Have we seen the last of Katie Couric's legs? Even my mother has said that she'll miss them. Since giving the public notice yesterday morning that she would be ankling her gig as the empress of NBC's Today in favor of a perch at the CBS Evening News and a regular spot on 60 Minutes, Couric has telegraphed that this new phase of her career is all about trousers. In recent years, fairly or not, Couric's skirts have received only slightly less attention than her interview skills and on-air manner. Now, she seems to have declared the Era of the Pantsuit.
She has worn them before, of course. But you would maybe have to be a media naif not to see a message in the juxtaposition of Wednesday's outfit (a white number over a peach top, a get-up suitable for a Palm Beach luncheon) and today's (dark, severe, and sharp-shouldered with vaguely military aspect). The din surrounding Couric's job switch is loud enough to suggest that we're all media critics now. There can be no gravitas in the conspicuous display of gams, and gravitas—God, what an awful word—is both a news anchor's stock in trade and the quality that many of Couric's detractors say she manifestly lacks.
Couric's ascent to Cronkite's desk signals the consummation of a happy marriage between network news and showbiz. (Or, less dramatically, this old couple is just renewing its vows with a big flashy party.) I am disinclined to regard this as a sign of the apocalypse. MSNBC's Keith Olbermann, whose Countdown is a marvelous mélange of thoughtful analysis, tabloid nonsense, and true wit, would perhaps agree. I suspect that the people responsible for administrating Anderson Cooper's hairdo and Brian Williams' tan definitely would. If you do not, well, that's why we have Jim Lehrer.

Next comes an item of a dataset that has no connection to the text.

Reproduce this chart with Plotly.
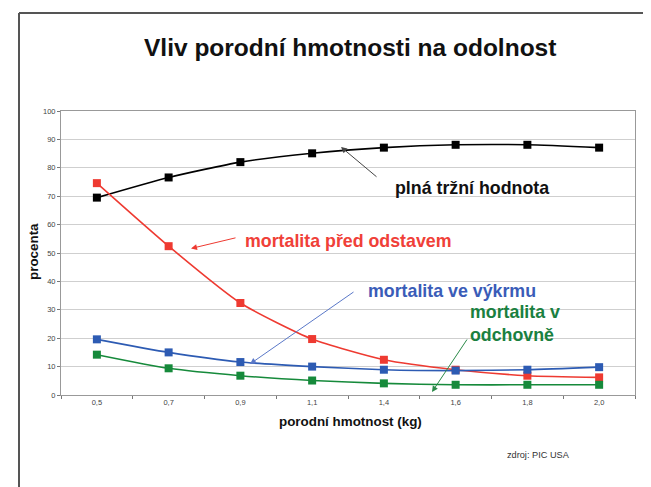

In this media universe, Couric's journalistic credentials constitute a license for CBS to sell her personality—the "likability" that has helped make Today the most lucrative show, perhaps, in the history of television—at 6:30 p.m. Eastern Time.
What makes Couric so well-liked has to do with some rare combination of a warm smile, a steely backbone, an inability to condescend to her audience, and a sure instinct for self-deprecation. She opened this morning's show by talking to Sen. Bill Frist. This was more like a firm chat than a probing interview, but no other network newsperson would have done any better, and Couric proved herself a master of the Mike Wallace trick of simulating skeptical intellection by peering over the rims of her glasses. Most of the rest of her three-hour tour of duty today involved girly stuff presented genially and with dignity—a bit with the teenage figure skater Kimmie Meissner, some fashion tips, and so forth. She even managed not to lose any class when emitting the following segue: "From pop culture [and] religion to another dynamic duo: Joan Rivers and finding love on the Internet." That's a pro, and the notion that Couric is short on authority because she's adept at presenting Glamour's "Do's and Don'ts" is a trifle outmoded, even more chauvinistic than scrutinizing her hemline.
Today, NBC announced that Meredith Vieira would be Couric's replacement. While it is not yet known what her thoughts are on the semantic significance of pants, she is on record saying, sensibly, that it is superfluous to wear underwear with pantyhose. That's a tidbit I picked up from Jon Stewart, who was floated, not long ago, as a possible player on the CBS Evening News.